Zwangslage bei der AUA

Auch der jüngste Verkauf von Staatseigentum, die vollständige Privatisierung der AUA, ging weder geräuschlos noch konfliktfrei über die Bühne. Das liegt vermutlich daran, dass jeder Steuerzahler praktisch Miteigentümer der Staatsbetriebe ist und diese mitunter zur nationalen Identitätsstiftung beitragen. Zudem sei die Frage - Privatisieren oder nicht - immer eine ideologische gewesen, meint Wirtschaftshistoriker Fritz Weber: "Das ist eine Glaubensfrage. Da gab es die Bischöfe des Neoliberalismus und die Hohepriester der verstaatlichten Industrie." Dennoch wurde in der Vergangenheit aus den verschiedensten Gründen privatisiert: Manchmal aus schlichter betriebswirtschaftlicher Notwendigkeit, wie beim Verkauf der AUA, gerne auch aus budgetären Gründen.

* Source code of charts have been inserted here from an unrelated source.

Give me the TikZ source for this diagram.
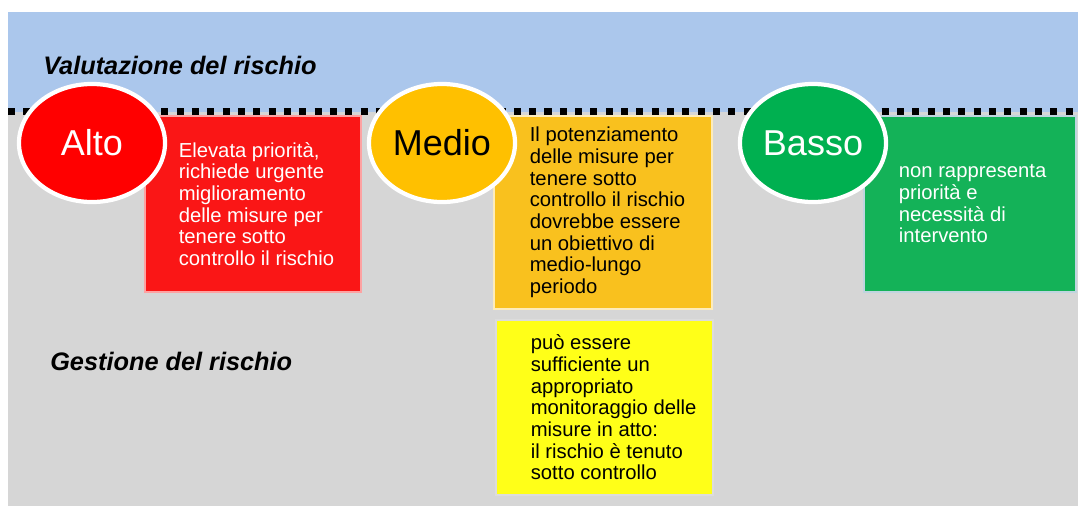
\documentclass[tikz,border=0pt]{standalone}
\usepackage{fontspec}
\setmainfont{Liberation Sans}
\usetikzlibrary{shapes.geometric,positioning}
\usepackage{xcolor}

\definecolor{cielo}{RGB}{171,199,236}
\definecolor{grigio}{RGB}{214,214,214}
\definecolor{rosso}{RGB}{255,0,0}
\definecolor{rossobox}{RGB}{250,22,22}
\definecolor{arancio}{RGB}{255,192,0}
\definecolor{aranciobox}{RGB}{249,193,30}
\definecolor{giallo}{RGB}{255,255,24}
\definecolor{verde}{RGB}{0,176,80}
\definecolor{verdebox}{RGB}{20,178,88}

\tikzset{
  livello/.style={ellipse,draw=white,line width=3pt,minimum width=3.65cm,minimum height=2.95cm,inner sep=0pt,font=\fontsize{25.6}{30}\selectfont},
  riquadro/.style={rectangle,line width=2pt,inner sep=0pt},
  testo/.style={inner sep=0pt,align=left,font=\fontsize{14.4}{15.4}\selectfont},
  titolo/.style={anchor=base west,inner sep=0pt,font=\fontsize{18}{21}\selectfont\bfseries\itshape}
}

\begin{document}
\begin{tikzpicture}[x=0.025cm,y=-0.025cm]
			\useasboundingbox (0,0) rectangle (1078,506);
			%sfondo
			\fill[grigio] (8,112) rectangle (1078,506);
			\fill[cielo] (8,12) rectangle (1078,112);
			\draw[line width=5pt,dash pattern=on 5pt off 5.9pt] (8,111.5) -- (1078,111.5);
			%titoli
			\node[titolo] (valutazione) at (43,74) {Valutazione del rischio};
			\node[titolo] (gestione) at (50,370) {Gestione del rischio};
			%riquadri
			\node[riquadro,fill=rossobox,draw=rossobox!40!white,minimum width=5.4cm,minimum height=4.4cm] (boxAlto) at (253,204) {};
			\node[riquadro,fill=aranciobox,draw=aranciobox!30!white,minimum width=5.45cm,minimum height=4.825cm] (boxMedio) at (603,212.5) {};
			\node[riquadro,fill=giallo,draw=grigio!85!white,minimum width=5.425cm,minimum height=4.375cm] (boxMonit) at (604.5,407.5) {};
			\node[riquadro,fill=verdebox,draw=cyan!15!grigio,minimum width=5.3cm,minimum height=4.4cm] (boxBasso) at (970,204) {};
			%testi
			\node[testo,text=white,right=0.875cm of boxAlto.west] (descAlto) {Elevata priorità,\\richiede urgente\\miglioramento\\delle misure per\\tenere sotto\\controllo il rischio};
			\node[testo,right=0.925cm of boxMedio.west] (descMedio) {Il potenziamento\\delle misure per\\tenere sotto\\controllo il rischio\\dovrebbe essere\\un obiettivo di\\medio-lungo\\periodo};
			\node[testo,right=0.9cm of boxMonit.west] (descMonit) {può essere\\sufficiente un\\appropriato\\monitoraggio delle\\misure in atto:\\il rischio è tenuto\\sotto controllo};
			\node[testo,text=white,right=0.9cm of boxBasso.west] (descBasso) {non rappresenta\\priorità e\\necessità di\\intervento};
			%livelli di rischio
			\node[livello,fill=rosso,text=white] (alto) at (92,143) {Alto};
			\node[livello,fill=arancio] (medio) at (442,143) {Medio};
			\node[livello,fill=verde,text=white] (basso) at (813,143) {Basso};
		\end{tikzpicture}
\end{document}
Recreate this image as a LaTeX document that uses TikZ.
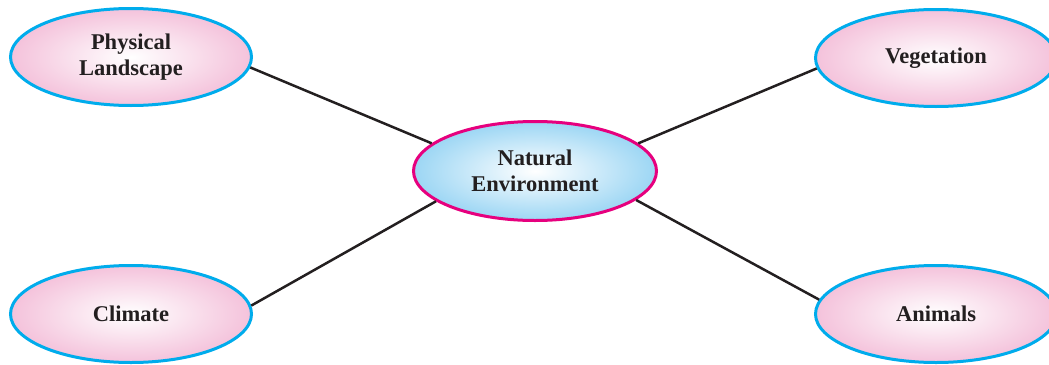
\documentclass[tikz,border=0pt]{standalone}
\usepackage{fontspec}
\setmainfont{Liberation Serif}
\usepackage{xcolor}
\definecolor{topicblue}{RGB}{0, 172, 236}
\definecolor{hubmagenta}{RGB}{230, 0, 126}
\definecolor{softpink}{RGB}{244, 194, 219}
\definecolor{skyblue}{RGB}{156, 214, 244}
\definecolor{darkline}{RGB}{35, 31, 32}
\usepackage{tikz}
\usetikzlibrary{shapes.geometric}

\begin{document}
\begin{tikzpicture}[x=1pt, y=-1pt,
    topic/.style={ellipse, draw=topicblue, line width=3pt, inner color=white, outer color=softpink,
        minimum width=241pt, minimum height=97pt, inner sep=0pt, align=center,
        font=\fontsize{22.5}{26}\selectfont\bfseries, text=darkline},
    hub/.style={topic, draw=hubmagenta, outer color=skyblue, minimum width=243pt, minimum height=99pt},
    link/.style={line width=2.5pt, darkline}]
    \useasboundingbox (0, 0) rectangle (1049, 364);

    \node[hub] (nature) at (535, 171) {Natural\\Environment};
    \node[topic] (land) at (131, 57) {Physical\\Landscape};
    \node[topic] (veg) at (936, 58) {Vegetation};
    \node[topic] (clim) at (131, 314) {Climate};
    \node[topic] (anim) at (936, 314) {Animals};

    \draw[link] (land.-5) -- (nature.165);
    \draw[link] (nature.15.6) -- (veg.-175);
    \draw[link] (clim.4.7) -- (nature.-163.7);
    \draw[link] (nature.-16.2) -- (anim.173);
\end{tikzpicture}
\end{document}
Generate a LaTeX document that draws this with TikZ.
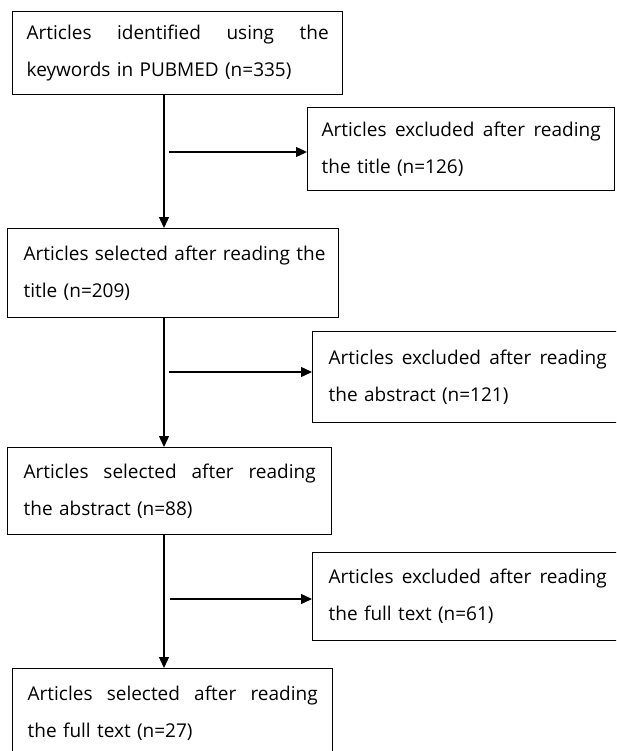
\documentclass[tikz,border=0pt]{standalone}
\usepackage{fontspec}
\setmainfont{Open Sans}
\usetikzlibrary{arrows.meta}
\tikzset{
  box/.style={draw, line width=1.4pt, rectangle, anchor=north west, align=left,
    font=\fontsize{19}{37}\selectfont, inner ysep=0pt},
  flow/.style={line width=1.3pt, -{Triangle[width=10pt,length=11pt]}},
}
\newcommand{\twolines}[2]{\vbox{\hsize=\linewidth
  \hbox to\hsize{#1}\hbox to\hsize{#2\hfil}}}
\begin{document}
\begin{tikzpicture}[x=1pt,y=-1pt]
\path[use as bounding box] (0,0) rectangle (616,751);
\clip (0,0) rectangle (616,751);
% main column
\node[box, minimum width=330pt, minimum height=83pt, text width=302pt, inner xsep=14pt] (b1) at (12,11)
  {\twolines{Articles \hfill identified \hfill using \hfill the}{keywords in PUBMED (n=335)}};
\node[box, minimum width=331pt, minimum height=89pt, text width=299pt, inner xsep=16pt] (b2) at (7,228)
  {\twolines{Articles \hfill selected \hfill after \hfill reading \hfill the}{title (n=209)}};
\node[box, minimum width=324pt, minimum height=87pt, text width=292pt, inner xsep=16pt] (b3) at (7,447)
  {\twolines{Articles \hfill selected \hfill after \hfill reading}{the abstract (n=88)}};
\node[box, minimum width=320pt, minimum height=90pt, text width=290pt, inner xsep=15pt] (b4) at (12,668)
  {\twolines{Articles \hfill selected \hfill after \hfill reading}{the full text (n=27)}};
% excluded boxes
\node[box, minimum width=307pt, minimum height=83pt, text width=279pt, inner xsep=14pt] (e1) at (307,107)
  {\twolines{Articles \hfill excluded \hfill after \hfill reading}{the title (n=126)}};
\node[box, minimum width=310pt, minimum height=91pt, text width=278pt, inner xsep=16pt] (e2) at (312,331)
  {\twolines{Articles \hfill excluded \hfill after \hfill reading}{the abstract (n=121)}};
\node[box, minimum width=310pt, minimum height=88pt, text width=278pt, inner xsep=16pt] (e3) at (312,552)
  {\twolines{Articles \hfill excluded \hfill after \hfill reading}{the full text (n=61)}};
% connectors
\coordinate (sp) at (164,0);
\draw[flow] (b1.south -| sp) -- (b2.north -| sp);
\draw[flow] (b2.south -| sp) -- (b3.north -| sp);
\draw[flow] (b3.south -| sp) -- (b4.north -| sp);
\coordinate (h1) at (169,152);
\coordinate (h2) at (169,372);
\coordinate (h3) at (170,599);
\draw[flow] (h1) -- (h1 -| e1.west);
\draw[flow] (h2) -- (h2 -| e2.west);
\draw[flow] (h3) -- (h3 -| e3.west);
\end{tikzpicture}
\end{document}
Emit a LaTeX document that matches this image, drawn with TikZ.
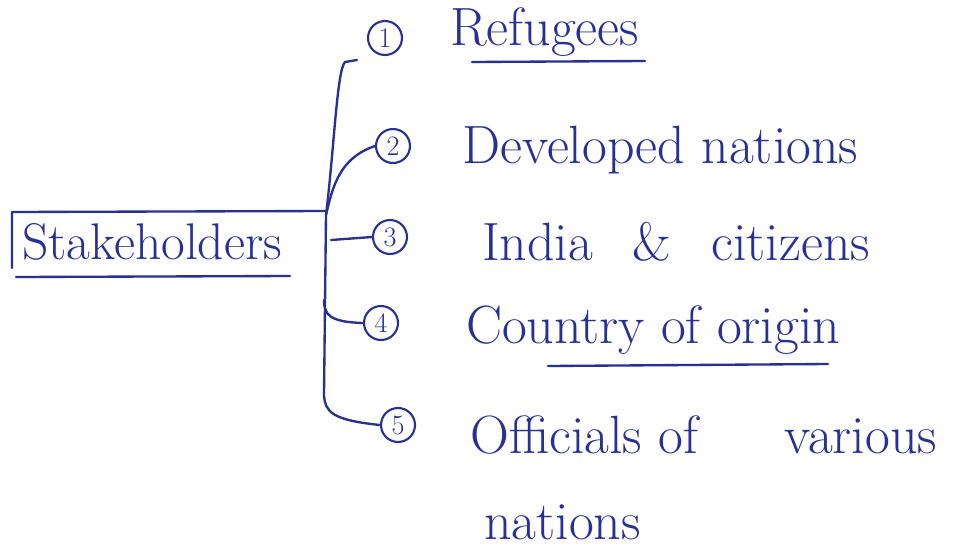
\documentclass[tikz,border=0pt]{standalone}
\usepackage{xcolor}
\definecolor{ink}{RGB}{38,48,150}
\begin{document}
\begin{tikzpicture}[x=0.03cm,y=-0.03cm,
  ink line/.style={draw=ink,line width=2pt,line cap=round,line join=round},
  numcirc/.style={circle,draw=ink,line width=1.8pt,minimum size=29,inner sep=0pt,text=ink,font=\fontsize{24}{26}\selectfont},
  label text/.style={text=ink,anchor=west,inner sep=0pt,font=\fontsize{46}{52}\selectfont}]
\useasboundingbox (0,0) rectangle (953,550);
\fill[white] (0,0) rectangle (953,550);

% stakeholders box
\node[text=ink,inner sep=0pt,font=\fontsize{44}{50}\selectfont] (st) at (152,242) {Stakeholders};
\coordinate (bTL) at (12,212);
\coordinate (bTR) at (326,211);
\coordinate (bBL) at (12,268);
\coordinate (uL) at (16,277);
\coordinate (uR) at (290,276);
\draw[ink line] (bBL) -- (bTL) -- (bTR);
\draw[ink line] (uL) -- (uR);

% numbered circles
\node[numcirc] (c1) at (385,38) {1};
\node[numcirc] (c2) at (393,146) {2};
\node[numcirc] (c3) at (390,237) {3};
\node[numcirc] (c4) at (381,323) {4};
\node[numcirc] (c5) at (398,425) {5};

% labels
\node[label text] (t1) at (450,32) {Refugees};
\node[label text] (t2) at (462,150) {Developed nations};
\node[label text] (t3) at (482,242) {India\hspace{20pt} \& \hspace{20pt}citizens};
\node[label text] (t4) at (466,330) {Country of origin};
\node[label text] (t5) at (470,435) {Officials of\hspace{60pt} various};
\node[label text] (t5b) at (484,522) {nations};

% underlines
\coordinate (u1a) at (472,62); \coordinate (u1b) at (645,61);
\coordinate (u4a) at (548,366); \coordinate (u4b) at (828,364);
\draw[ink line] (u1a) -- (u1b);
\draw[ink line] (u4a) -- (u4b);

% connectors
\coordinate (top) at (357,60);
\coordinate (hub) at (326,215);
\coordinate (low) at (324,300);
\draw[ink line] (top) -- (345,62) .. controls (337,70) and (334,150) .. (hub)
  -- (324,395) .. controls (325,412) and (332,420) .. (c5.west);
\draw[ink line] (low) .. controls (324,315) and (330,322) .. (c4.west);
\draw[ink line] (hub) .. controls (333,185) and (340,158) .. (c2.west);
\draw[ink line] (331,240) -- (c3.west);
\end{tikzpicture}
\end{document}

So wurde die ÖIAG durch Privatisierungserlöse von den Regierungen unter Bundeskanzler Wolfgang Schüssel saniert. Stand die Staatsholding 1999 noch mit 6,3 Milliarden Euro in der Kreide, ist sie heute entschuldet. Der Preis dafür war eine drastische Verringerung der staatlichen Beteligungen. Die erste Schüssel-Regierung verkaufte die Postsparkasse an die Bawag und gab ihre Anteile an der Austria Tabak ab. Dennoch machten die Privatisierungen "nicht den Hauptteil der Sanierung des Budgets aus", auch wenn sie natürlich hilfreich gewesen wären, sagt Bernhard Felderer, Präsident des Staatsschuldenausschusses.

Unter Schüssel verringerte sich weiters der Staatsanteil an der Telekom Austria auf aktuell 28,42 Prozent. Das Kabinett Schlüssel II verkaufte 49 Prozent der Post sowie die letzten ÖIAG-Beteiligungen an klassischen Industriebetrieben: Von 2003 bis 2006 wurden VA Tech, Böhler Uddeholm und Voestalpine vollständig privatisiert. Nicht nur diese Deals wurden von der Opposition als "Ausverkauf" kritisiert - bei sanierten Unternehmen hätte es Hoffnung auf regelmäßige Dividenden gegeben.

Schwund der Reserven

Ein großes Politikum war auch die Bedienung an den Reserven der Nationalbank (OeNB). Deren Goldbestand ist von 600 Tonnen Anfang der 1990er-Jahre auf zuletzt 280 Tonnen gesunken. Ebenso wurden (auch infolge des Beitritts zur Währungsunion) die in Fremdwährungen gehaltenen Reserven drastisch abgebaut.

Die Republik profitierte über hohe Ausschüttungen - allein 2000 wurden unter Finanzminister Karl-Heinz Grasser fast 990 Millionen Euro Gewinnanteil und weitere 570 Millionen Körperschaftssteuer abgeführt.